Written request:
Leave out all pictures. Return exactly the lines from the top of the material through the line containing "const timeTicks = [0, 2, 4, 6, 8];".

Supplied information:
####################
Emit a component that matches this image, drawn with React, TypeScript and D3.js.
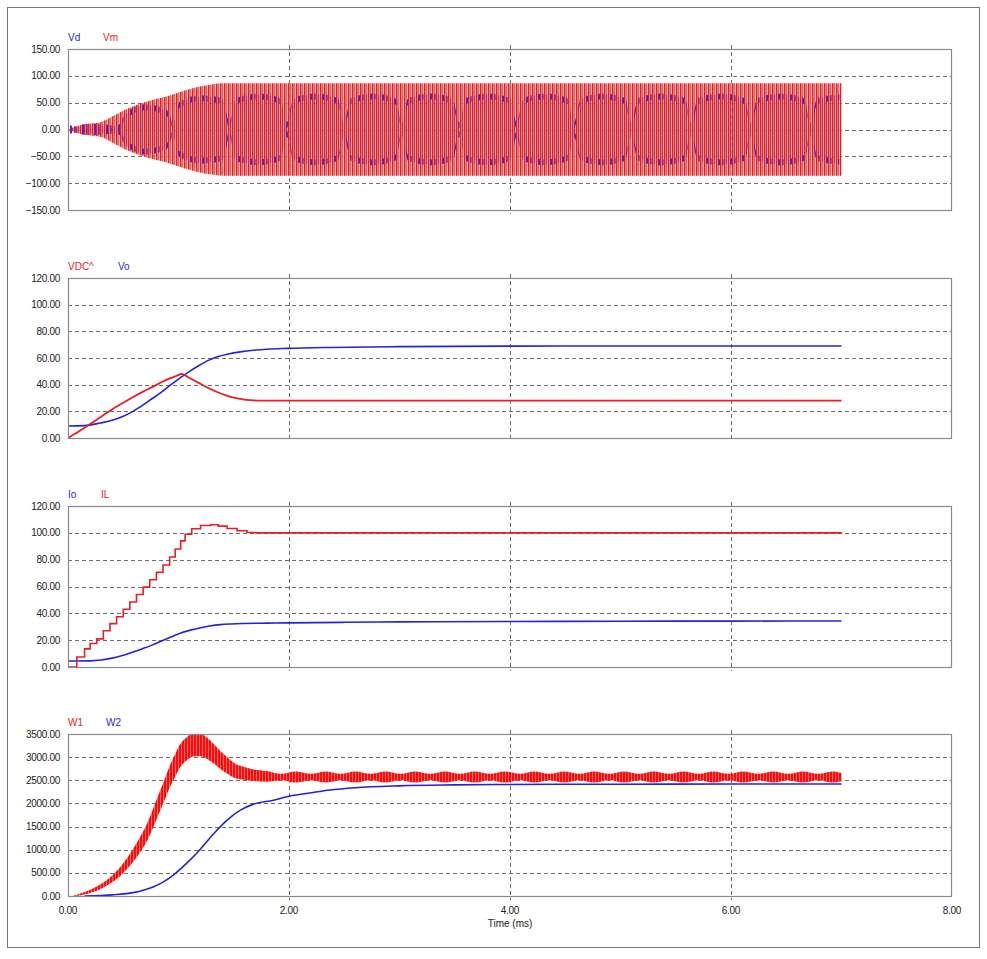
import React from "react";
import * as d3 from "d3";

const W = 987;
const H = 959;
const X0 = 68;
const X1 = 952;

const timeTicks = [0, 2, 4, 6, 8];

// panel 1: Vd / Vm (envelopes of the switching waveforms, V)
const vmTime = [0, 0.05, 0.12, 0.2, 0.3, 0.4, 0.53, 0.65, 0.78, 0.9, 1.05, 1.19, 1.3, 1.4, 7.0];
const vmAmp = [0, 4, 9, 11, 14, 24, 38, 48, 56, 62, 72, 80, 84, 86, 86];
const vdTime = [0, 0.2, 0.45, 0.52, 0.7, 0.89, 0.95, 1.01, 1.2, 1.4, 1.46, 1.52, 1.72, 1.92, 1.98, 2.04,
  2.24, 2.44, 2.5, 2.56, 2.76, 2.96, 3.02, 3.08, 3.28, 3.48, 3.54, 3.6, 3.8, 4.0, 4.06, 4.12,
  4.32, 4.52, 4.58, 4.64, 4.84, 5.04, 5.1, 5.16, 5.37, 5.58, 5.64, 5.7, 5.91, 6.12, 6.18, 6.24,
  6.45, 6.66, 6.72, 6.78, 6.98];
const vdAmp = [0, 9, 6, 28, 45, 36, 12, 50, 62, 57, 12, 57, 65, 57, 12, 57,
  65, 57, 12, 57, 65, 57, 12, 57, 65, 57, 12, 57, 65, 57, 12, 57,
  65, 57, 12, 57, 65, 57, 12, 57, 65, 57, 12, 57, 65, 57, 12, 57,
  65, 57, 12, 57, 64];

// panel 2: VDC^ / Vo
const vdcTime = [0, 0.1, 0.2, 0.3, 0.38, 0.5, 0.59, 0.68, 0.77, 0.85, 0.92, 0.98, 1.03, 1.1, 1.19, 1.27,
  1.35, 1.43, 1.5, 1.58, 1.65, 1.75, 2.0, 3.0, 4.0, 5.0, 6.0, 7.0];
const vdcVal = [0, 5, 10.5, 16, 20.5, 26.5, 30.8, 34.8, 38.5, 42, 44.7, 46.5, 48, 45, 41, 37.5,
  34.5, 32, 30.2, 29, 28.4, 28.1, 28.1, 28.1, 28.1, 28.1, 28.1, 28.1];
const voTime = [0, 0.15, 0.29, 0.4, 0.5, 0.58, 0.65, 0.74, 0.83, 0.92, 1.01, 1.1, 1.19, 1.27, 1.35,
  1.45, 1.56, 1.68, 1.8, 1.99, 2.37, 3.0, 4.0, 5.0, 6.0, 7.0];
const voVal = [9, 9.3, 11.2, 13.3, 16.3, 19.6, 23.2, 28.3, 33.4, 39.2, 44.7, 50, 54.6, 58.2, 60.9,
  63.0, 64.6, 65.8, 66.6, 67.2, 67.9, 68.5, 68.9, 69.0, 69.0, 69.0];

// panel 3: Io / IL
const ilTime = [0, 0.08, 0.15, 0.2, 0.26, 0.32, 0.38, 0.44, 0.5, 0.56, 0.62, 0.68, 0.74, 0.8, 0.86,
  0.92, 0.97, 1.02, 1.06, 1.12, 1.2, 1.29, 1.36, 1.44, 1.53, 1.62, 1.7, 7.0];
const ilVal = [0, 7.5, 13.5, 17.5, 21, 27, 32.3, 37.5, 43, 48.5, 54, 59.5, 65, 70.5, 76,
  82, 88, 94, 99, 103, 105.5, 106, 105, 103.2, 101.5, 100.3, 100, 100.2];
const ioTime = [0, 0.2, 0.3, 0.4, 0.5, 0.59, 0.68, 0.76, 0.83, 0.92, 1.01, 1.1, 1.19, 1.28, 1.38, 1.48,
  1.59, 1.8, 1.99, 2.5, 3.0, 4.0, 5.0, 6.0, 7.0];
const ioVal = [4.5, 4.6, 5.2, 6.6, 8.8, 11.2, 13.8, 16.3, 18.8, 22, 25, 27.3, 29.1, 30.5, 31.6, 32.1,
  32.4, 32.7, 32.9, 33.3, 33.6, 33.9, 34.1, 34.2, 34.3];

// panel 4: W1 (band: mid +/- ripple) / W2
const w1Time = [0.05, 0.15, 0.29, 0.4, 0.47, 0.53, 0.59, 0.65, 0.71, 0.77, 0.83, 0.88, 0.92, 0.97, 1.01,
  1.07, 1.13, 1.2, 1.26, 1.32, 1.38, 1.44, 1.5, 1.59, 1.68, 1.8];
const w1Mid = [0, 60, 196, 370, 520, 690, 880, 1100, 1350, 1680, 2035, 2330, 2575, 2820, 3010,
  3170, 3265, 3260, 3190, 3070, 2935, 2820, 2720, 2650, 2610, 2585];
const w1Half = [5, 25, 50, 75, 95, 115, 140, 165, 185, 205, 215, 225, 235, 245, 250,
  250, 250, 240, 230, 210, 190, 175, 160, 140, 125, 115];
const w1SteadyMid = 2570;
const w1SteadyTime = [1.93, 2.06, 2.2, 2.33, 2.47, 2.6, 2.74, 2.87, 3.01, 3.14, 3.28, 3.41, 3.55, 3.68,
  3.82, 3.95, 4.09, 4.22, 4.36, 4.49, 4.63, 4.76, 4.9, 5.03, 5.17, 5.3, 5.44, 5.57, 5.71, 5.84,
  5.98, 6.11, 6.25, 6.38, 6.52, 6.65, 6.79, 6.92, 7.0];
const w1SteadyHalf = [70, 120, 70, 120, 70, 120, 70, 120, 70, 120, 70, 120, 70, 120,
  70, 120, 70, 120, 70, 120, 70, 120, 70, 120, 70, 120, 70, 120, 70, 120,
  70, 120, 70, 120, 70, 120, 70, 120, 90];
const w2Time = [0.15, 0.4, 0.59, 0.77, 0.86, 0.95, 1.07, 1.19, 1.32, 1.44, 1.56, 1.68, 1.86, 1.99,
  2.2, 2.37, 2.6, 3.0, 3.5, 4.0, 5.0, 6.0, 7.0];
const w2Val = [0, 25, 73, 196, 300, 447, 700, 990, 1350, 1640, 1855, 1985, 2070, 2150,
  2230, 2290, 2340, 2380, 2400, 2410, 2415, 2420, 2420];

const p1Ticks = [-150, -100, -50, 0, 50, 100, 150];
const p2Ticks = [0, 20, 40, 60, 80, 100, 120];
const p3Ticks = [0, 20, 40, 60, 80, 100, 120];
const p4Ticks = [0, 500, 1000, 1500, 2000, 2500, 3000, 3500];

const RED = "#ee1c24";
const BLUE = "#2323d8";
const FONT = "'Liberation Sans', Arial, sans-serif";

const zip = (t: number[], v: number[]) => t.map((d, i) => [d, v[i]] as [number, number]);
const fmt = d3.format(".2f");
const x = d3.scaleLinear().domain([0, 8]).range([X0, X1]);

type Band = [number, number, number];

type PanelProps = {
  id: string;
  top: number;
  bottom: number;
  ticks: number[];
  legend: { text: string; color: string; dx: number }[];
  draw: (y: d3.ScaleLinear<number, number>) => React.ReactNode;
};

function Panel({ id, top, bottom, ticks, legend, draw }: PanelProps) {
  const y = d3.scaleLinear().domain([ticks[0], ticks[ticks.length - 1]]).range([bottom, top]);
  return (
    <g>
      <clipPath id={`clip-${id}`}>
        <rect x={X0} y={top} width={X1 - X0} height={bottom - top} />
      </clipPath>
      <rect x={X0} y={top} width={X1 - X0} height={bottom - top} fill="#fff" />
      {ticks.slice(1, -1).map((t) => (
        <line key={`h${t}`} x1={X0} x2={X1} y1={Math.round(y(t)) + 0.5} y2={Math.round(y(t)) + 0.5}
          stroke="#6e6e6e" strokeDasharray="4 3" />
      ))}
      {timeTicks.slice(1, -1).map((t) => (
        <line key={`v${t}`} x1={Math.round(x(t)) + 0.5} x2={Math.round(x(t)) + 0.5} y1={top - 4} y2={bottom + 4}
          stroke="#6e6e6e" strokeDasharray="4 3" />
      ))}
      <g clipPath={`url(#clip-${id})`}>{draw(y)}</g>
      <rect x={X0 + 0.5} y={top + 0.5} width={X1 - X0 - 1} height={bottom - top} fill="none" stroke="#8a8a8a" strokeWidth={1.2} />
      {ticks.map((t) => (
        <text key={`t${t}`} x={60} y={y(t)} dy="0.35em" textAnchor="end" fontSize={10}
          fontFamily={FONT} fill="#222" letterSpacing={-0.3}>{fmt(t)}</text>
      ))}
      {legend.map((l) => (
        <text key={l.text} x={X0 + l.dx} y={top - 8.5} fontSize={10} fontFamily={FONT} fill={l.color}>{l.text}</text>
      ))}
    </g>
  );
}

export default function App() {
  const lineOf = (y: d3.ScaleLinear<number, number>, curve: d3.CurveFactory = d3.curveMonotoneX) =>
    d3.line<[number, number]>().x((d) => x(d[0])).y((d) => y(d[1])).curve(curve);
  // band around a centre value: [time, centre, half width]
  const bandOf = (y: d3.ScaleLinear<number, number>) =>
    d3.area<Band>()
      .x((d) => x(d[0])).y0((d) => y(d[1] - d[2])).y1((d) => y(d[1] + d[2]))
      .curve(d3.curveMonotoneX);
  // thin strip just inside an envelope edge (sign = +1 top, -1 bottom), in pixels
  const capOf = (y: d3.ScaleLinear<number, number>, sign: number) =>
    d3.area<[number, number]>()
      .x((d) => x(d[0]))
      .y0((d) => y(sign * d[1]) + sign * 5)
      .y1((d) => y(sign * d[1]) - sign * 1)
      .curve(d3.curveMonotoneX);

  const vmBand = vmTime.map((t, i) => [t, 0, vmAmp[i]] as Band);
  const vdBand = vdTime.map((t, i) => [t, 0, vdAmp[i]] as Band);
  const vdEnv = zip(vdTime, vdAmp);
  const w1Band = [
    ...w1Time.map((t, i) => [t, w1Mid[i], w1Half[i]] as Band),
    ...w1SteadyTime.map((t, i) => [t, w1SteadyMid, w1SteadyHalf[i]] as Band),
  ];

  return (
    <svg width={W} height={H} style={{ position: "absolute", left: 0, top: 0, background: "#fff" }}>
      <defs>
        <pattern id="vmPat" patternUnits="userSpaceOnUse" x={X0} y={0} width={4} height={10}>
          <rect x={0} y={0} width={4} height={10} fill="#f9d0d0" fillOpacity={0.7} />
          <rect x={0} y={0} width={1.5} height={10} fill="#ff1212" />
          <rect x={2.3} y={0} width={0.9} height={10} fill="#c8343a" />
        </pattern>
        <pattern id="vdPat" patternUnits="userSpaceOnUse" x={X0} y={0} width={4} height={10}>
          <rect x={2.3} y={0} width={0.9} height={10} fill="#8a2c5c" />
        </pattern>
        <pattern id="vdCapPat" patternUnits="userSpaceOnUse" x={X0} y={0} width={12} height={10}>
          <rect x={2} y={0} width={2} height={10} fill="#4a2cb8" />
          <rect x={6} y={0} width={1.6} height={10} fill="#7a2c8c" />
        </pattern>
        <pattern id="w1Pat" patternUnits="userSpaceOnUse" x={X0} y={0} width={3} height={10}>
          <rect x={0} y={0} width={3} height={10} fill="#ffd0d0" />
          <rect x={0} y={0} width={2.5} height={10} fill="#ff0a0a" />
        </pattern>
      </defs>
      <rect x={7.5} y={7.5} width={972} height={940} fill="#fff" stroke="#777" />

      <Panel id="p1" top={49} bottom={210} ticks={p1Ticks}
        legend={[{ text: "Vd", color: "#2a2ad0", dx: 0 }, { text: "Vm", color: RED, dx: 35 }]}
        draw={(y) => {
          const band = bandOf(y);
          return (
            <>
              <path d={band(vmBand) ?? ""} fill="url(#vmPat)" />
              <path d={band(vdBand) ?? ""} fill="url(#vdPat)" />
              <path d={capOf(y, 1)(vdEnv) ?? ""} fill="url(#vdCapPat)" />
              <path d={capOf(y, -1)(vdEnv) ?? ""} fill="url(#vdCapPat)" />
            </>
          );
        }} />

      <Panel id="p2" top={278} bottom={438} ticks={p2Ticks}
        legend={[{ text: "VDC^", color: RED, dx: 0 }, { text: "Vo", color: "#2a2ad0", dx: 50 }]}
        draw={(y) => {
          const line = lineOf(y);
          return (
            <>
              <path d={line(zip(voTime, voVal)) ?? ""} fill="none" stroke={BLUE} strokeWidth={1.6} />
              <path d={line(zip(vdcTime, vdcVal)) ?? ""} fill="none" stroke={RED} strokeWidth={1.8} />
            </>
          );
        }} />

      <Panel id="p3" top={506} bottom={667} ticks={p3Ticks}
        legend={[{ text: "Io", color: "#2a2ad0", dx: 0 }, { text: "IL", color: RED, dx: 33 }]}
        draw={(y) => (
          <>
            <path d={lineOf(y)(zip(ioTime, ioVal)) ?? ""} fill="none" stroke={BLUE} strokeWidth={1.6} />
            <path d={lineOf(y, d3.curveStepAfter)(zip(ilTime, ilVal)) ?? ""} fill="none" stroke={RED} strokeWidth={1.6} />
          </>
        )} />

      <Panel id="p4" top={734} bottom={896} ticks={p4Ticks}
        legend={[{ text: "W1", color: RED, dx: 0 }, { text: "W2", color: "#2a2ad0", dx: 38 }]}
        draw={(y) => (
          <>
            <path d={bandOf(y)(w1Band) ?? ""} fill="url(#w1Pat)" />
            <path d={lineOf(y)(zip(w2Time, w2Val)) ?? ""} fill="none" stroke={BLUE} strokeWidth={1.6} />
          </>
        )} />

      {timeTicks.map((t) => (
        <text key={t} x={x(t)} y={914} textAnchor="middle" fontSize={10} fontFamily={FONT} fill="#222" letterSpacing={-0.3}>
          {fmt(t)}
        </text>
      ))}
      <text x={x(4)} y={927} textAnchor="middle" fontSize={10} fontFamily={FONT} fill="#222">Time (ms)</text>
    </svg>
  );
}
####################
Task output:
Emit a component that matches this image, drawn with React, TypeScript and D3.js.
import React from "react";
import * as d3 from "d3";

const W = 987;
const H = 959;
const X0 = 68;
const X1 = 952;

const timeTicks = [0, 2, 4, 6, 8];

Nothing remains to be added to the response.